"Tricky Mitt" is his name and not releasing tax returns is his game, suggests a new TV ad launched Wednesday showing Mitt Romney morphing into Richard Nixon posing the question: "He's not a crook... right?"
In what CBS news says may be one of the harshest ads of the 2012 campaign season yet, the liberal grassroots group MoveOn compares Romney with former Republican President Richard Nixon, whose devotion to secrecy contributed to his impeachment and resignation in 1974.
The liberal group may be taking its cue from Obama's re-election campaign, which has run its own ads asking what Romney could be hiding.
Both seem to be seeking to leverage the ever-louder drumbeat from the president’s camp – and some Republicans – for Romney to disclose more of his tax returns, the Miami Herald says.

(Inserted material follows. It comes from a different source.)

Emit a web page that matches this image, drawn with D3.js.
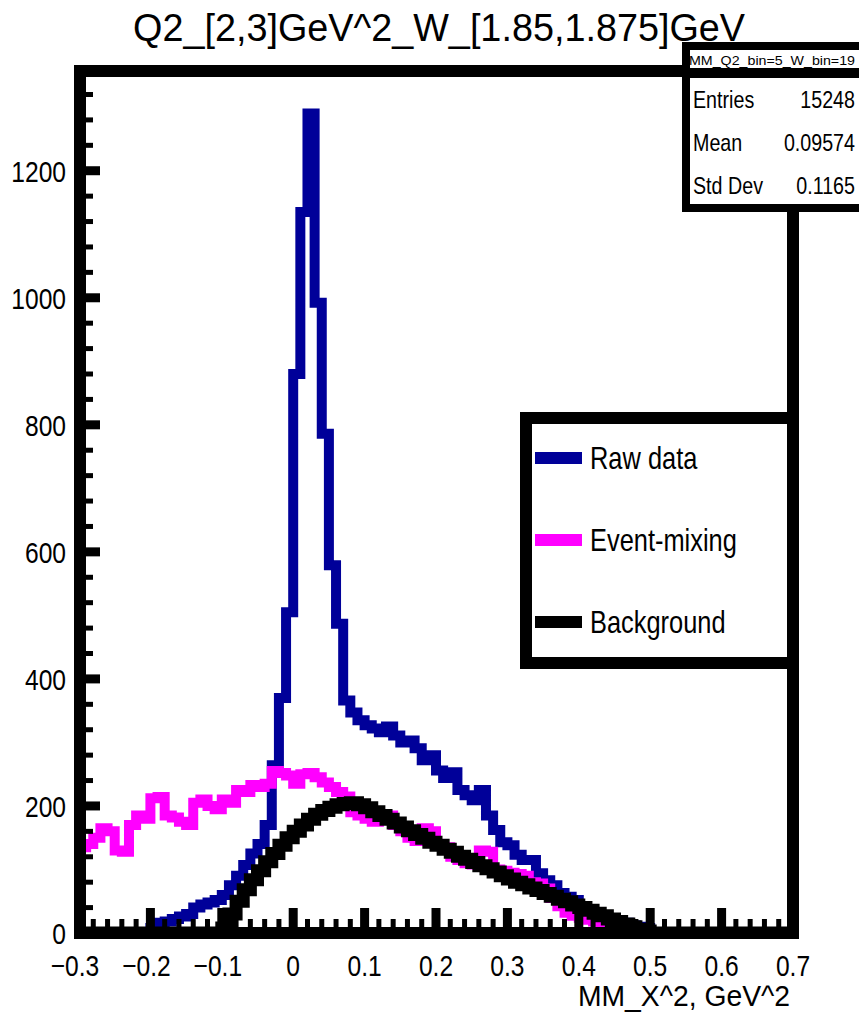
<!DOCTYPE html>
<html>
<head>
<meta charset="utf-8">
<script src="https://cdn.jsdelivr.net/npm/d3@7"></script>
<style>
  body { margin: 0; background: #fff; }
  svg { display: block; }
  text { font-family: "Liberation Sans", Arial, sans-serif; fill: #000; }
</style>
</head>
<body>
<div id="chart"></div>
<script>
// histogram binning: 100 bins of 0.01 from -0.3 to 0.7
const binLow = -0.3;
const binWidth = 0.01;

// Raw data (blue)
const rawData = [
  0, 0, 0, 0, 0, 0, 0, 0, 0, 0,
  8, 16, 18, 22, 26, 30, 40, 45, 48, 52,
  60, 75, 90, 107, 125, 140, 170, 264, 370, 505,
  880, 1135, 1290, 992, 786, 579, 487, 366, 347, 335,
  327, 322, 316, 325, 311, 300, 303, 291, 272, 280,
  256, 244, 253, 225, 217, 209, 225, 185, 162, 143,
  138, 123, 115, 115, 94, 83, 75, 63, 57, 52,
  42, 36, 31, 27, 22, 19, 16, 12, 10, 8,
  0, 0, 0, 0, 0, 0, 0, 0, 0, 0,
  0, 0, 0, 0, 0, 0, 0, 0, 0, 0
];

// Event-mixing (magenta)
const eventMixing = [
  135, 140, 150, 165, 160, 130, 128, 170, 185, 180,
  212, 214, 185, 182, 175, 170, 205, 210, 200, 195,
  210, 205, 225, 222, 233, 230, 235, 255, 252, 248,
  235, 250, 252, 245, 237, 230, 222, 215, 190, 185,
  180, 175, 182, 185, 170, 160, 150, 145, 165, 160,
  140, 135, 120, 115, 110, 108, 130, 128, 100, 98,
  95, 93, 90, 80, 78, 70, 55, 42, 32, 27,
  24, 21, 18, 15, 12, 10, 8, 6, 5, 4,
  1, 1, 1, 1, 1, 1, 1, 1, 1, 1,
  1, 1, 1, 1, 1, 1, 1, 1, 1, 1
];

// Background (black)
const background = [
  0, 0, 0, 0, 0, 0, 0, 0, 0, 0,
  0, 0, 0, 0, 0, 0, 0, 0, 0, 0,
  8, 30, 50, 68, 84, 98, 112, 125, 138, 150,
  160, 170, 179, 187, 193, 198, 202, 204, 205, 202,
  197, 191, 185, 179, 173, 167, 161, 155, 149, 143,
  138, 132, 127, 121, 116, 111, 106, 101, 96, 90,
  85, 80, 76, 71, 67, 62, 58, 53, 49, 44,
  40, 36, 31, 27, 22, 18, 14, 10, 6, 3,
  0, 0, 0, 0, 0, 0, 0, 0, 0, 0,
  0, 0, 0, 0, 0, 0, 0, 0, 0, 0
];

const xTicks = [-0.3, -0.2, -0.1, 0, 0.1, 0.2, 0.3, 0.4, 0.5, 0.6, 0.7];
const yTicks = [0, 200, 400, 600, 800, 1000, 1200];

const titleText = "Q2_[2,3]GeV^2_W_[1.85,1.875]GeV";
const xTitle = "MM_X^2, GeV^2";
const statsName = "MM_Q2_bin=5_W_bin=19";
const statsLabels = ["Entries", "Mean", "Std Dev"];
const statsValues = ["15248", "0.09574", "0.1165"];
const legendLabels = ["Raw data", "Event-mixing", "Background"];
const legendColors = ["#000099", "#ff00ff", "#000000"];

const W = 859, H = 1013;
const frame = { left: 80, right: 793, top: 71, bottom: 933 };
const narrow = 0.82; // the reference text is drawn in a condensed face

const svg = d3.select("#chart").append("svg")
  .attr("width", W).attr("height", H);

const x = d3.scaleLinear().domain([-0.3, 0.7]).range([frame.left - 1, frame.right]);
const y = d3.scaleLinear().domain([0, 1357]).range([frame.bottom, frame.top]);

// condensed text helper
function ctext(parent, tx, ty, str, size, anchor) {
  return parent.append("text")
    .attr("transform", `translate(${tx},${ty}) scale(${narrow},1)`)
    .attr("text-anchor", anchor || "start")
    .attr("font-size", size)
    .text(str);
}

svg.append("clipPath").attr("id", "plotclip")
  .append("rect")
  .attr("x", frame.left).attr("y", frame.top)
  .attr("width", frame.right - frame.left).attr("height", frame.bottom - frame.top + 4);

// histogram outline points
function histPoints(vals) {
  const pts = [];
  vals.forEach((v, i) => {
    const a = binLow + i * binWidth;
    pts.push([a, v], [a + binWidth, v]);
  });
  return pts;
}
const histLine = d3.line().x(d => x(d[0])).y(d => y(d[1]));

const plot = svg.append("g").attr("clip-path", "url(#plotclip)");
[[rawData, legendColors[0], 10], [eventMixing, legendColors[1], 10], [background, legendColors[2], 13]]
  .forEach(([vals, col, w]) => {
    plot.append("path")
      .attr("d", histLine(histPoints(vals)))
      .attr("fill", "none")
      .attr("stroke", col)
      .attr("stroke-width", w)
      .attr("stroke-linejoin", "miter");
  });

// frame
svg.append("rect")
  .attr("x", frame.left).attr("y", frame.top)
  .attr("width", frame.right - frame.left).attr("height", frame.bottom - frame.top)
  .attr("fill", "none").attr("stroke", "#000").attr("stroke-width", 12);

// x ticks (major 0.1, minor 0.02), drawn inside from bottom
const xMinor = d3.range(0, 51).map(i => -0.3 + i * 0.02);
svg.append("g").selectAll("line").data(xMinor).join("line")
  .attr("x1", d => x(d)).attr("x2", d => x(d))
  .attr("y1", frame.bottom).attr("y2", frame.bottom - 14)
  .attr("stroke", "#000").attr("stroke-width", 5);
svg.append("g").selectAll("line").data(xTicks).join("line")
  .attr("x1", d => x(d)).attr("x2", d => x(d))
  .attr("y1", frame.bottom).attr("y2", frame.bottom - 25)
  .attr("stroke", "#000").attr("stroke-width", 9);

// y ticks (major 200, minor 40)
const yMinor = d3.range(0, 34).map(i => i * 40);
svg.append("g").selectAll("line").data(yMinor).join("line")
  .attr("x1", frame.left).attr("x2", frame.left + 13)
  .attr("y1", d => y(d)).attr("y2", d => y(d))
  .attr("stroke", "#000").attr("stroke-width", 5);
svg.append("g").selectAll("line").data(yTicks).join("line")
  .attr("x1", frame.left).attr("x2", frame.left + 20)
  .attr("y1", d => y(d)).attr("y2", d => y(d))
  .attr("stroke", "#000").attr("stroke-width", 9);

// tick labels
const yLab = svg.append("g");
yTicks.forEach(d => ctext(yLab, 66, y(d) + 11, String(d), 30, "end"));
const xLab = svg.append("g");
xTicks.forEach(d => {
  const s = (d < 0 ? "\u2212" : "") + d3.format(".1f")(Math.abs(d)).replace(/^0\.0$/, "0");
  ctext(xLab, x(d) - (d < 0 ? 4 : 0), 976, s, 30, "middle");
});

// axis title
svg.append("text")
  .attr("x", 790).attr("y", 1006)
  .attr("text-anchor", "end").attr("font-size", 29)
  .attr("textLength", 212).attr("lengthAdjust", "spacingAndGlyphs")
  .text(xTitle);

// main title
svg.append("text")
  .attr("x", 439).attr("y", 41)
  .attr("text-anchor", "middle").attr("font-size", 38)
  .attr("textLength", 612).attr("lengthAdjust", "spacingAndGlyphs")
  .text(titleText);

// stats box
const sb = svg.append("g");
sb.append("rect")
  .attr("x", 686).attr("y", 46).attr("width", 190).attr("height", 162)
  .attr("fill", "#fff").attr("stroke", "#000").attr("stroke-width", 8);
sb.append("line")
  .attr("x1", 686).attr("x2", 876).attr("y1", 73).attr("y2", 73)
  .attr("stroke", "#000").attr("stroke-width", 10);
sb.append("text")
  .attr("x", 772).attr("y", 65).attr("text-anchor", "middle")
  .attr("font-size", 13).attr("textLength", 166).attr("lengthAdjust", "spacingAndGlyphs")
  .text(statsName);
statsLabels.forEach((lab, i) => ctext(sb, 693, 108 + i * 43, lab, 24, "start"));
statsValues.forEach((val, i) => ctext(sb, 855, 108 + i * 43, val, 24, "end"));

// legend
const lg = svg.append("g");
lg.append("rect")
  .attr("x", 526).attr("y", 418).attr("width", 267).attr("height", 245)
  .attr("fill", "#fff").attr("stroke", "#000").attr("stroke-width", 12);
legendLabels.forEach((lab, i) => {
  const cy = 458 + i * 82;
  lg.append("line")
    .attr("x1", 535).attr("x2", 582).attr("y1", cy).attr("y2", cy)
    .attr("stroke", legendColors[i]).attr("stroke-width", 12);
  ctext(lg, 590, cy + 11, lab, 31, "start");
});
</script>
</body>
</html>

Conservatives fretting about Romney's response to the barrage of attacks from Obama are focused mostly on the Republican's reluctance to shed more light on his personal fortune, estimated to be up to $250 million, Reuters reported.
Unlike most politicians seeking national office, Romney initially declined to release any of his tax returns. In January, under pressure from his opponents in the Republican primaries, he released his 2010 return and an estimate for 2011. (footage below)
The ad isn't the first time the Republican presidential candidate has been compared to President Nixon over transparency issues.
In an interview with CBS Radio News earlier this month, senior campaign adviser David Axelrod called Romney, "the most secretive candidate we've seen probably since Richard Nixon."
The comparison plays into the Democrats' larger narrative that Romney is a dishonest politician who may be lying about his business record or hiding information about his taxes.
In response to Axelrod's comments, the Romney campaign charged that the Obama campaign was trying to distract voters from the president's record on the economy.
"With millions of Americans suffering in the Obama economy, it's no surprise that President Obama and his allies would resort to false, negative attacks in an attempt to distract Americans from the President's abysmal record," campaign spokeswoman Amanda Henneberg told CBS Radio News.